The Government estimates its abolition of the schedule 19 stamp duty reserve tax on investment funds could boost retirement pots by 1.3 per cent.
In this year’s Budget Chancellor George Osborne said the 0.5 per cent special stamp duty reserve tax, which applies to collective investment schemes when investors sell units that are then re-issued within a two-week period, will be scrapped on 1 April 2014.
The Government says the move will save the asset management industry £145m in the 2014/15 tax year, £145m in 2015/16, £150m in 2016/17 and £160m in 2017/18.
Asset managers have consistently flagged schedule 19 as one of the main obstacles to establishing new funds in the UK and one reason the country is increasingly losing business to international rivals such as Dublin and Luxembourg.
Labour has attacked the move as an attempt to “subsidise the richest” and says it showed the wrong priorities. It has promised to reinstate the tax if elected in 2015.

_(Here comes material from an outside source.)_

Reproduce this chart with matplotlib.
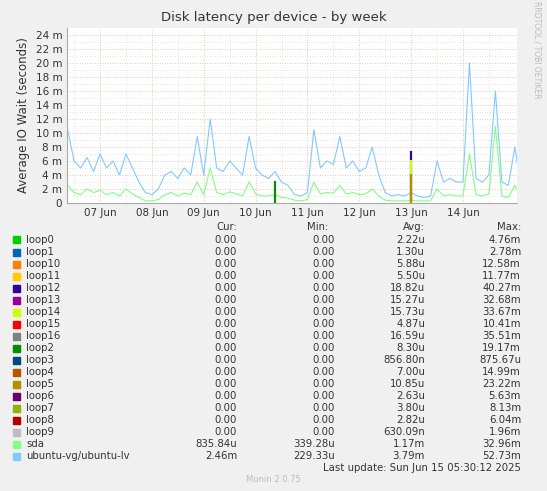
import matplotlib
matplotlib.use("Agg")
import matplotlib.pyplot as plt
import numpy as np
import datetime as dt
import matplotlib.dates as mdates

start = dt.datetime(2025, 6, 6, 9, 0)
n = 71
times = [start + dt.timedelta(hours=3 * i) for i in range(n)]

ubuntu_lv = [10.5,6,5,6.5,4.5,7,5,6,4,7,5,3,1.5,1.2,2,4,4.5,3.5,5,4,9.5,4,12,5,4.5,6,5,4,9.5,5,
             4,3.5,4.5,3,2.5,1.2,1,1.5,10.5,5,6,5.5,9.5,5,6,4.5,5,8,4,1.5,1,1.2,1,1.5,1,0.8,1,6,3,3.5,
             3,3,20,3.5,3,4,16,3,2.5,8,2]
sda = [2.5,1.5,1.2,2,1.5,1.8,1.2,1.5,1,2,1.3,0.8,0.3,0.3,0.5,1.2,1.5,1,1.4,1.2,3,1.2,5,1.5,1.2,1.6,1.3,1,3,1.3,
       1,1,1.2,0.8,0.7,0.4,0.3,0.5,3,1.3,1.5,1.4,2.5,1.3,1.5,1.2,1.3,2,1,0.4,0.3,0.3,0.3,0.4,0.3,0.3,0.3,2,1,1.2,
       1,1,7,1.2,1,1.3,11,1,0.8,2.5,0.8]
loop2 = [0]*32 + [3.2] + [0]*38
loop12 = [0]*53 + [7.5] + [0]*17
loop14 = [0]*53 + [6.2] + [0]*17
loop5 = [0]*53 + [4.2] + [0]*17

names = ["loop0","loop1","loop10","loop11","loop12","loop13","loop14","loop15","loop16","loop2",
         "loop3","loop4","loop5","loop6","loop7","loop8","loop9","sda","ubuntu-vg/ubuntu-lv"]
colors = ["#00CC00","#0066B3","#FF8000","#FFCC00","#330099","#990099","#CCFF00","#FF0000","#808080",
          "#008F00","#00487D","#B35A00","#B38F00","#6B006B","#8FB300","#B30000","#BEBEBE","#80FF80","#80C9FF"]
cur = ["0.00"]*17 + ["835.84u","2.46m"]
mins = ["0.00"]*17 + ["339.28u","229.33u"]
avg = ["2.22u","1.30u","5.88u","5.50u","18.82u","15.27u","15.73u","4.87u","16.59u","8.30u","856.80n",
       "7.00u","10.85u","2.63u","3.80u","2.82u","630.09n","1.17m","3.79m"]
mx = ["4.76m","2.78m","12.58m","11.77m","40.27m","32.68m","33.67m","10.41m","35.51m","19.17m","875.67u",
      "14.99m","23.22m","5.63m","8.13m","6.04m","1.96m","32.96m","52.73m"]
yticks = list(range(0, 25, 2))

W, H = 547, 491
fig = plt.figure(figsize=(W/100, H/100), dpi=100, facecolor="#F0F0F0")
ax = fig.add_axes([67/W, 1-203/H, 450/W, 175/H])
ax.set_facecolor("white")
ax.plot(times, ubuntu_lv, color=colors[18], lw=0.8)
ax.plot(times, sda, color=colors[17], lw=0.8)

def spikes(v):
    return np.where(np.array(v) > 0, np.array(v, float), np.nan)
for v, c in [(loop2, colors[9]), (loop12, colors[4]), (loop14, colors[6]), (loop5, colors[12])]:
    arr = np.array(v, float)
    idx = np.nonzero(arr)[0]
    ax.vlines([times[i] for i in idx], 0, arr[idx], color=c, lw=1.6)

ax.set_xlim(dt.datetime(2025,6,6,8,43), dt.datetime(2025,6,15,1,0))
ax.set_ylim(0, 25)
ax.set_yticks(yticks)
ax.set_yticklabels(["0"] + [f"{v} m" for v in yticks[1:]], fontsize=7.5, color="#333333")
day_ticks = [dt.datetime(2025,6,d) for d in range(7, 15)]
ax.set_xticks(day_ticks)
ax.set_xticklabels([d.strftime("%d %b") for d in day_ticks])
ax.set_xticks([d + dt.timedelta(hours=12) for d in [dt.datetime(2025,6,6)] + day_ticks], minor=True)
ax.tick_params(axis="x", labelsize=7.5, colors="#333333", length=0)
ax.tick_params(axis="y", length=0)
ax.tick_params(which="minor", length=0)
ax.grid(True, which="major", color="#E0B0B0", ls=(0,(1,2)), lw=0.6)
ax.grid(True, which="minor", axis="x", color="#DDDDDD", ls=(0,(1,2)), lw=0.6)
ax.set_yticks(np.arange(1, 25, 2), minor=True)
ax.grid(True, which="minor", axis="y", color="#DDDDDD", ls=(0,(1,2)), lw=0.6)
for s in ["top","right"]:
    ax.spines[s].set_visible(False)
for s in ["left","bottom"]:
    ax.spines[s].set_color("#AAAAAA")
ax.set_ylabel("Average IO Wait (seconds)", fontsize=8.5, color="#333333")
fig.text(0.5, 1-18/H, "Disk latency per device - by week", ha="center", va="center", fontsize=9.5, color="#333333")
fig.text(537/W, 1-50/H, "RRDTOOL / TOBI OETIKER", rotation=270, fontsize=5.5, color="#BBBBBB", ha="center", va="center")

fs = 7.3
y0 = 227
fig.text(237/W, 1-y0/H, "Cur:", ha="right", va="center", fontsize=fs, color="#333333")
fig.text(328/W, 1-y0/H, "Min:", ha="right", va="center", fontsize=fs, color="#333333")
fig.text(425/W, 1-y0/H, "Avg:", ha="right", va="center", fontsize=fs, color="#333333")
fig.text(521/W, 1-y0/H, "Max:", ha="right", va="center", fontsize=fs, color="#333333")
for i, nm in enumerate(names):
    y = 1 - (240 + i*12.0)/H
    fig.patches.append(plt.Rectangle((13/W, y-3.5/H), 7/W, 7/H, transform=fig.transFigure, color=colors[i]))
    fig.text(26/W, y, nm, va="center", fontsize=fs, color="#333333")
    fig.text(237/W, y, cur[i], ha="right", va="center", fontsize=fs, color="#333333")
    fig.text(335/W, y, mins[i], ha="right", va="center", fontsize=fs, color="#333333")
    fig.text(425/W, y, avg[i], ha="right", va="center", fontsize=fs, color="#333333")
    fig.text(521/W, y, mx[i], ha="right", va="center", fontsize=fs, color="#333333")
fig.text(521/W, 1-468/H, "Last update: Sun Jun 15 05:30:12 2025", ha="right", va="center", fontsize=fs, color="#333333")
fig.text(273/W, 1-480/H, "Munin 2.0.75", ha="center", va="center", fontsize=6, color="#BBBBBB")
fig.savefig("out.png", dpi=100, facecolor=fig.get_facecolor())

Conservative MP George Freeman asked the Treasury what calculation it had done on the impact of the tax in a written parliamentary question.
Treasury financial secretary Sajid Javid says the Government actuary’s department had made an independent assessment of the tax.
He says: “They calculate that a typical 22-year-old currently earning average weekly earnings and investing the equivalent of 10 per cent of gross income each year over a 45 year period would see a fund value £11,200 greater at retirement as a result of these changes.
“This is equivalent to approximately a 1.3 per cent uplift in their total fund at retirement. In current money terms that is equivalent to an additional £4,600.”